Ten years ago, it was a different story. While the headwaters of the Hoh were protected—and still are—in national park land, 30 miles of the lower river were a patchwork of cutover logging lands. The habitat of one of Washington’s and the Lower 48’s best salmon rivers was in jeopardy—a place where the coho runs are strong and large 20 pound steelhead make it one of the best steelhead fishing rivers south of Canada.
In 2004, Western Rivers Conservancy and Wild Salmon Center recognized the need for greater salmon habitat conservation on the lower Hoh and formed the Hoh River Trust. With early federal funds, the trust began buying riverside forestland parcels from willing sellers and putting them under permanent protection.
Local residents, including hunters and fishermen, were initially wary of a conservation group taking control of lands along the river, which are prime game lands. Previous landowners had plastered No Trespassing signs on Hoh properties. But the director of the trust, Mike Hagen, opened up trust lands to hunting and fishing and would often wake at dawn to open gates to let people onto the land. The trust also agreed to pay taxes on the land to support local governments and infrastructure.
Soon after the trust formed, Harder Foundation’s executive director, Kay Treakle, convinced the foundation to invest in coastal restoration and protection, including on the Hoh River. Seattle-area foundations had traditionally neglected the Washington Coast, but Treakle was a lifelong lover of the coast, having vacationed there as a child and returned many times as a hiker and birder. She has made a compelling case to her board for protecting and restoring the unique ecology of the coast—the temperate rainforests that produce 500 tons of living organisms per acre. Harder Foundation has continued to support our work on the coast through the last decade. And now, Treakle has another key ally in support of coastal conservation with John Drigger as president of the foundation’s board.
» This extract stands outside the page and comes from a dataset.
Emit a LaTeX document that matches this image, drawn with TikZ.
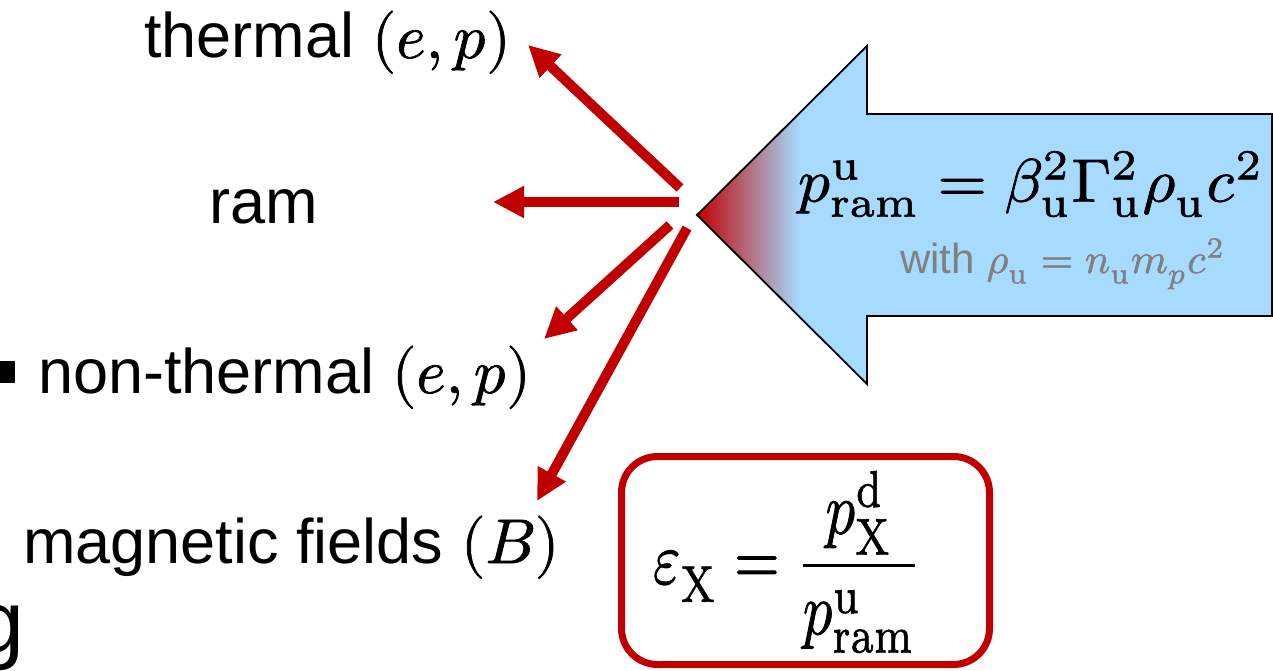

Harder’s steadfast support over the years on the Hoh helped draw other investors such as The Nature Conservancy, which began to negotiate the purchase of additional private forestlands along the river corridor. All told, the Hoh River Trust has protected about 7,000 acres, with The Nature Conservancy adding 3,000—helping meet the 10,000 acres goal set ten years ago at the establishment of the trust.
There is still more work to be done. To get more fish upstream to cold water and spawning grounds, we must remove many of the 220 man-made barriers in the watershed and also reduce coho harvest, which federal officials say is unsustainable.
But the proactive work of the trust on the Hoh has helped keep its salmon and steelhead runs off the Endangered Species List. And our wider strategy with partners on the Washington Coast to invest while rivers and salmon are relatively healthy has been adopted by Washington’s governor and legislature with $11.2 million allocated for restoration on the Washington Coast.
Washington Coast rivers, home to the best collection of salmon runs in the Lower 48, are all about to get greater attention in those important low-lying lands most in need of restoration.